Directional derivative of function with two variables containing a function and its derivative.

Question

Given $f(x,y)=g(3x+6y)$ and suppose $g'(15)=2$, then I would like to take the directional derivative at the point $(1,2)$ and in the direction of $u=\left(\frac12,\frac{\sqrt{3}}{2}\right)$.

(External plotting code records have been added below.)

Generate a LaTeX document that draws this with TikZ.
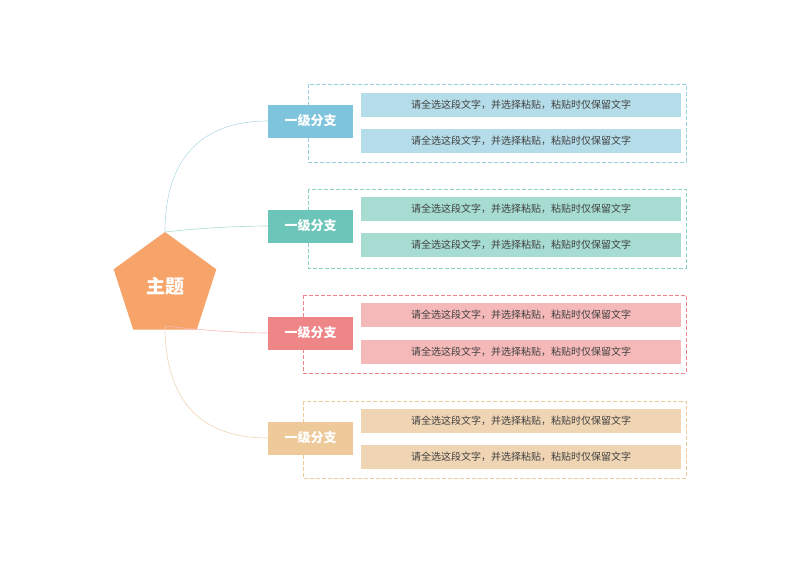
\documentclass[tikz,border=0pt]{standalone}
\usepackage{fontspec}
\setmainfont{Noto Sans CJK SC}
\usetikzlibrary{shapes.geometric}
\definecolor{topicc}{HTML}{F6A469}
\definecolor{blueb}{HTML}{7EC4DC}\definecolor{bluel}{HTML}{B5DDE9}
\definecolor{greenb}{HTML}{6CC5B9}\definecolor{greenl}{HTML}{A6DCD2}
\definecolor{redb}{HTML}{EE8587}\definecolor{redl}{HTML}{F6B9B9}
\definecolor{orangeb}{HTML}{EEC99A}\definecolor{orangel}{HTML}{F0D5B4}
\tikzset{
  branch/.style={fill=#1, text=white, font=\bfseries\fontsize{13}{15}\selectfont, minimum width=85pt, minimum height=33pt, inner sep=0pt},
  leaf/.style={fill=#1, text=black!75, font=\fontsize{10}{12}\selectfont, minimum width=320pt, minimum height=24pt, inner sep=0pt},
  frame/.style={draw=#1, dash pattern=on 4pt off 2pt, line width=0.8pt},
  link/.style={draw=#1, line width=0.6pt}
}
\begin{document}
\begin{tikzpicture}[x=1pt,y=-1pt]
\useasboundingbox (0,0) rectangle (800,566);

\node[regular polygon, regular polygon sides=5, minimum size=108pt, fill=topicc, text=white, font=\bfseries\fontsize{19}{22}\selectfont, inner sep=0pt] (topic) at (165,286) {主题};
\coordinate (top) at (165,232);
\coordinate (bot) at (165,326);

% dashed frames
\draw[frame=blueb!80] (308,84) rectangle (686,162);
\draw[frame=greenb!80] (308,189) rectangle (686,268);
\draw[frame=redb] (303,295) rectangle (686,373);
\draw[frame=orangeb] (303,401) rectangle (686,478);

% branches
\node[branch=blueb] (b1) at (310.5,121) {一级分支};
\node[branch=greenb] (b2) at (310.5,226) {一级分支};
\node[branch=redb] (b3) at (310.5,333) {一级分支};
\node[branch=orangeb] (b4) at (310.5,438) {一级分支};

% leaves
\node[leaf=bluel] (l1a) at (521,104.5) {请全选这段文字，并选择粘贴，粘贴时仅保留文字};
\node[leaf=bluel] (l1b) at (521,140.5) {请全选这段文字，并选择粘贴，粘贴时仅保留文字};
\node[leaf=greenl] (l2a) at (521,209) {请全选这段文字，并选择粘贴，粘贴时仅保留文字};
\node[leaf=greenl] (l2b) at (521,245) {请全选这段文字，并选择粘贴，粘贴时仅保留文字};
\node[leaf=redl] (l3a) at (521,315) {请全选这段文字，并选择粘贴，粘贴时仅保留文字};
\node[leaf=redl] (l3b) at (521,352) {请全选这段文字，并选择粘贴，粘贴时仅保留文字};
\node[leaf=orangel] (l4a) at (521,421) {请全选这段文字，并选择粘贴，粘贴时仅保留文字};
\node[leaf=orangel] (l4b) at (521,457) {请全选这段文字，并选择粘贴，粘贴时仅保留文字};

% links
\draw[link=bluel] (top) .. controls (165,160) and (200,121) .. (b1.west);
\draw[link=greenl] (top) .. controls (200,228) and (240,226) .. (b2.west);
\draw[link=redl] (bot) .. controls (200,330) and (240,333) .. (b3.west);
\draw[link=orangel] (bot) .. controls (165,400) and (200,438) .. (b4.west);
\end{tikzpicture}
\end{document}
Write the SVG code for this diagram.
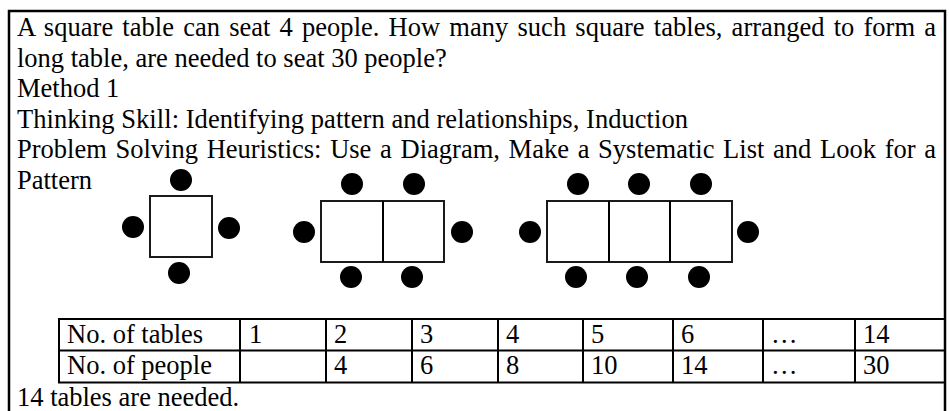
<svg xmlns="http://www.w3.org/2000/svg" width="949" height="411" viewBox="0 0 949 411">
<style>
text{font-family:"Liberation Serif","Times New Roman",serif;font-size:26.5px;fill:#000}
.frame{fill:none;stroke:#000;stroke-width:2.5}
.tbl{fill:#fff;stroke:#1a1a1a;stroke-width:2}
.seat{fill:#000}
.grid{fill:none;stroke:#000;stroke-width:2}
</style>
<rect width="949" height="411" fill="#fff"/>
<rect class="frame" x="9" y="11" width="936" height="430"/>
<g id="problem-text">
<text x="17" y="36" word-spacing="2.5" textLength="919" lengthAdjust="spacing">A square table can seat 4 people. How many such square tables, arranged to form a</text>
<text x="17" y="66.5">long table, are needed to seat 30 people?</text>
<text x="17" y="97">Method 1</text>
<text x="17" y="127.5" textLength="671" lengthAdjust="spacing">Thinking Skill: Identifying pattern and relationships, Induction</text>
<text x="17" y="158" word-spacing="2.1" textLength="919" lengthAdjust="spacing">Problem Solving Heuristics: Use a Diagram, Make a Systematic List and Look for a</text>
<text x="17" y="188.5">Pattern</text>
</g>
<g id="one-table">
<rect class="tbl" x="150" y="196" width="62" height="61"/>
<circle class="seat" cx="181" cy="180" r="11"/>
<circle class="seat" cx="133" cy="227" r="11"/>
<circle class="seat" cx="229" cy="228" r="11"/>
<circle class="seat" cx="179" cy="273" r="11"/>
</g>
<g id="two-tables">
<rect class="tbl" x="321" y="201" width="123" height="61"/>
<line class="grid" x1="383" y1="201" x2="383" y2="262"/>
<circle class="seat" cx="352" cy="184" r="11"/>
<circle class="seat" cx="414" cy="184" r="11"/>
<circle class="seat" cx="304" cy="232" r="11"/>
<circle class="seat" cx="462" cy="232" r="11"/>
<circle class="seat" cx="351" cy="277" r="11"/>
<circle class="seat" cx="412" cy="277" r="11"/>
</g>
<g id="three-tables">
<rect class="tbl" x="547" y="201" width="185" height="61"/>
<line class="grid" x1="609" y1="201" x2="609" y2="262"/>
<line class="grid" x1="670" y1="201" x2="670" y2="262"/>
<circle class="seat" cx="578" cy="184" r="11"/>
<circle class="seat" cx="639" cy="184" r="11"/>
<circle class="seat" cx="701" cy="184" r="11"/>
<circle class="seat" cx="530" cy="232" r="11"/>
<circle class="seat" cx="748" cy="232" r="11"/>
<circle class="seat" cx="576" cy="277" r="11"/>
<circle class="seat" cx="637" cy="277" r="11"/>
<circle class="seat" cx="699" cy="277" r="11"/>
</g>
<g id="data-table">
<rect class="grid" x="59" y="319" width="886" height="63.5"/>
<line class="grid" x1="59" y1="350.5" x2="945" y2="350.5"/>
<line class="grid" x1="240" y1="319" x2="240" y2="382.5"/>
<line class="grid" x1="326" y1="319" x2="326" y2="382.5"/>
<line class="grid" x1="412" y1="319" x2="412" y2="382.5"/>
<line class="grid" x1="498" y1="319" x2="498" y2="382.5"/>
<line class="grid" x1="583" y1="319" x2="583" y2="382.5"/>
<line class="grid" x1="673" y1="319" x2="673" y2="382.5"/>
<line class="grid" x1="763" y1="319" x2="763" y2="382.5"/>
<line class="grid" x1="855" y1="319" x2="855" y2="382.5"/>
<text x="67" y="343">No. of tables</text>
<text x="249" y="343">1</text>
<text x="334" y="343">2</text>
<text x="420" y="343">3</text>
<text x="506" y="343">4</text>
<text x="591" y="343">5</text>
<text x="681" y="343">6</text>
<text x="771" y="343">…</text>
<text x="863" y="343">14</text>
<text x="67" y="374">No. of people</text>
<text x="334" y="374">4</text>
<text x="420" y="374">6</text>
<text x="506" y="374">8</text>
<text x="591" y="374">10</text>
<text x="681" y="374">14</text>
<text x="771" y="374">…</text>
<text x="863" y="374">30</text>
</g>
<text x="17" y="406">14 tables are needed.</text>
</svg>
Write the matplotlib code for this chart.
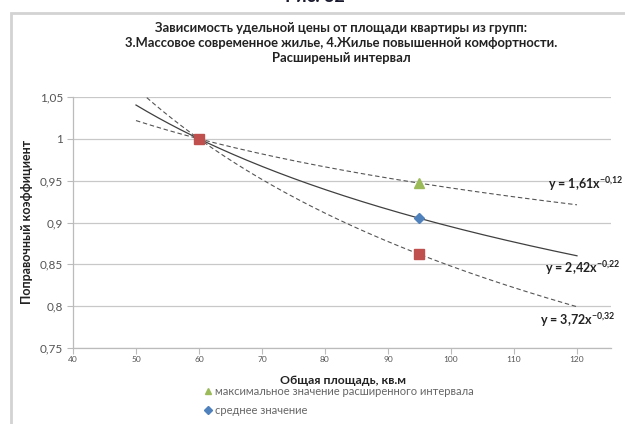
import numpy as np
import matplotlib
matplotlib.use("Agg")
import matplotlib.pyplot as plt
from matplotlib.lines import Line2D
from matplotlib.patches import Rectangle

plt.rcParams['font.family'] = ['Lato', 'DejaVu Sans']
plt.rcParams['mathtext.default'] = 'regular'

# ---- data ----
area_points = [60, 95]
max_values = [1.0, 0.947]      # максимальное значение расширенного интервала
mean_values = [1.0, 0.905]     # среднее значение
min_values = [1.0, 0.862]      # минимальное значение
equations = [("y = 1,61x", "-0,12"), ("y = 2,42x", "-0,22"), ("y = 3,72x", "-0,32")]
x_ticks = [40, 50, 60, 70, 80, 90, 100, 110, 120]
y_ticks = [0.75, 0.8, 0.85, 0.9, 0.95, 1.0, 1.05]
y_tick_labels = ["0,75", "0,8", "0,85", "0,9", "0,95", "1", "1,05"]
legend_labels = ["максимальное значение расширенного интервала", "среднее значение"]

W, H = 625, 424
fig = plt.figure(figsize=(W / 100, H / 100), dpi=100)
fig.patch.set_facecolor('white')

# outer frame of the chart
fig.patches.append(Rectangle((11 / W, -0.1), 1.2, (H - 13) / H + 0.1,
                             transform=fig.transFigure, fill=False,
                             edgecolor='#d3d3d3', linewidth=2))
# cut-off caption above the chart
fig.text(315 / W, 1 - (-3) / H, "Рис. 32", ha='center', va='center',
         fontsize=13, fontweight='bold', color='#1a1a2e')

ax = fig.add_axes([73 / W, 1 - 348 / H, (611 - 73) / W, (348 - 97) / H])
ax.set_xlim(40, 125.4)
ax.set_ylim(0.75, 1.05)

# trendlines (power fit on each series)
xs = np.linspace(50, 120, 200)
styles = [dict(ls=(0, (4, 2.5)), lw=0.8, color='#555555'),
          dict(ls='-', lw=0.9, color='#404040'),
          dict(ls=(0, (4, 2.5)), lw=0.8, color='#555555')]
for vals, st in zip([max_values, mean_values, min_values], styles):
    b, lna = np.polyfit(np.log(area_points), np.log(vals), 1)
    ax.plot(xs, np.exp(lna) * xs ** b, zorder=3, **st)

ax.plot(area_points, min_values, 's', color='#C0504D', ms=7, zorder=5, ls='none')
ax.plot(area_points[1:], max_values[1:], '^', color='#9BBB59', ms=7, zorder=5, ls='none')
ax.plot(area_points[1:], mean_values[1:], 'D', color='#4F81BD', ms=5.5, zorder=5, ls='none')

ax.set_xticks(x_ticks)
ax.set_xticklabels([str(v) for v in x_ticks], fontsize=6, color='#555555')
ax.set_yticks(y_ticks)
ax.set_yticklabels(y_tick_labels, fontsize=8.5, color='#555555')
ax.grid(axis='y', color='#c8c8c8', lw=0.9)
ax.set_axisbelow(True)
for s in ['top', 'right']:
    ax.spines[s].set_visible(False)
for s in ['left', 'bottom']:
    ax.spines[s].set_color('#bbbbbb')
    ax.spines[s].set_linewidth(0.9)
ax.tick_params(axis='x', direction='out', length=4, color='#bbbbbb', pad=2)
ax.tick_params(axis='y', direction='out', length=4, color='#bbbbbb', pad=3)

# equation labels
eq_pos = [(115.4, 0.946), (114.9, 0.8456), (114.1, 0.7835)]
for (ex, ey), (base, ex_txt) in zip(eq_pos, equations):
    ax.text(ex, ey, base + "$^{" + ex_txt.replace(",", "{,}") + "}$", fontsize=9,
            fontweight='bold', color='#222222', ha='left', va='center', clip_on=False)

title_lines = ["Зависимость удельной цены от площади квартиры из групп:",
               "3.Массовое современное жилье, 4.Жилье повышенной комфортности.",
               "Расширеный интервал"]
for yy, t in zip([28, 43, 58], title_lines):
    fig.text(341 / W, 1 - yy / H, t, ha='center', va='center', fontsize=9.4,
             fontweight='bold', color='#222222')

fig.text(27 / W, 1 - 222 / H, "Поправочный коэффициент", rotation=90,
         ha='center', va='center', fontsize=9, fontweight='bold', color='#222222')
fig.text(343 / W, 1 - 380 / H, "Общая площадь, кв.м",
         ha='center', va='center', fontsize=8.8, fontweight='bold', color='#222222')

handles = [Line2D([], [], marker='^', color='#9BBB59', ls='none', ms=5),
           Line2D([], [], marker='D', color='#4F81BD', ls='none', ms=4)]
leg = fig.legend(handles, legend_labels, loc='upper left',
                 bbox_to_anchor=(205 / W, 1 - 386 / H), frameon=False,
                 fontsize=8, handlelength=0.6, handletextpad=0.3,
                 labelspacing=0.75, borderpad=0, borderaxespad=0)
for t in leg.get_texts():
    t.set_color('#666666')

fig.savefig("out.png", dpi=100)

Normally this would not be a problem but I can not see through what is going on in the function $f$. How am I supposed to interpret it?

Answer 1

By the chain rule $$\frac{\partial f}{\partial x}(x,y)=\frac{dg}{dt}(3x+6y)\frac{\partial(3x+6y)}{\partial x}$$ and $$\frac{\partial f}{\partial y}(x,y)=\frac{dg}{dt}(3x+6y)\frac{\partial(3x+6y)}{\partial y}$$ Hence $$\nabla f(1,2)=\Big(3g'(15),6g'(15) \Big)=(6,12)$$

The partial derivatives above are calculated with respect to the standard basis of $\Bbb R^2$. The partial derivative along the direction $u=(\frac12,\frac{\sqrt{3}}{2})$ is given by $$\frac{\partial f}{\partial u}(1,2)=\langle \nabla f(1,2), u\rangle=3+6\sqrt{3}$$

Answer 2

By chain rule [$\frac {\partial f} {\partial x }=g'(3x+6y)\frac {\partial (3x+6y)} {\partial x}$] we get $\frac {\partial f} {\partial x } (1,2)=3g'(15)$ because $3x+6y=15$ when $x=1$ and $y=2$. Similarly $\frac {\partial f} {\partial y } (1,2)=6g'(15)$. I suppose you can take it from here.

Answer 3

\begin{align} \partial_u f(1,2) &= \lim_{h\to 0} \frac{f((1,2) + hu) - f(1,2)}h \\ &= \lim_{h\to 0} \frac{f\left(1+\frac{h}2,2+\frac{h\sqrt{3}}2\right) - f(1,2)}h\\ &= \lim_{h\to 0} \frac{g\left(15 + h\left(\frac32 + 3\sqrt3\right)\right) - g(15)}h\\ &= \lim_{h\to 0} \frac{g\left(15 + h\left(\frac32 + 3\sqrt3\right)\right) - g(15)}{h\left(\frac32 + 3\sqrt3\right)} \cdot\left(\frac32 + 3\sqrt3\right)\\ &= g'(15)\left(\frac32 + 3\sqrt3\right)\\ &= 3+6\sqrt3 \end{align}

Answer 4

Directional derivative of $f$ in direction $u$:

• $\frac{\partial{f}}{\partial u} = grad f \cdot u$

Gradient of $f(x,y)= g(z)$ with $z = 3x+6y$:

• $grad f = g'(z)(\frac{\partial{z}}{\partial x}\;\; \frac{\partial{z}}{\partial y}) = g'(z)(3\;\; 6)$

You have $z(1,2)= 15$. So, you get

• $grad f(1,2) = g'(15)(3\;\; 6) = 2(3\;\; 6) = (6\;\; 12)$

Finally,

$$\frac{\partial{f(1,2)}}{\partial u}= (6 \;\; 12)\begin{pmatrix} \frac{1}{2} \\ \frac{\sqrt{3}}{2} \end{pmatrix} = 3+6\sqrt{3}$$

Answer 5

A lot of the common notation for partial derivatives just gets in the way, I find. Let’s untangle things a bit by introducing the function $h: (x,y)\mapsto 3x+6y$ so that $f=g\circ h$. We then have by the chain rule $$\nabla f(x,y) = g'(h(x,y)) \, \nabla h(x,y).$$ We have $h(1,2)=15$ and we’re given that $g'(15)=2$, while $\nabla h$ is the constant vector $(3,6)$. Plugging this into the above formula, we get $$\nabla f(1,2) = 2(3,6)=(6,12).$$ I assume that you can take it from here.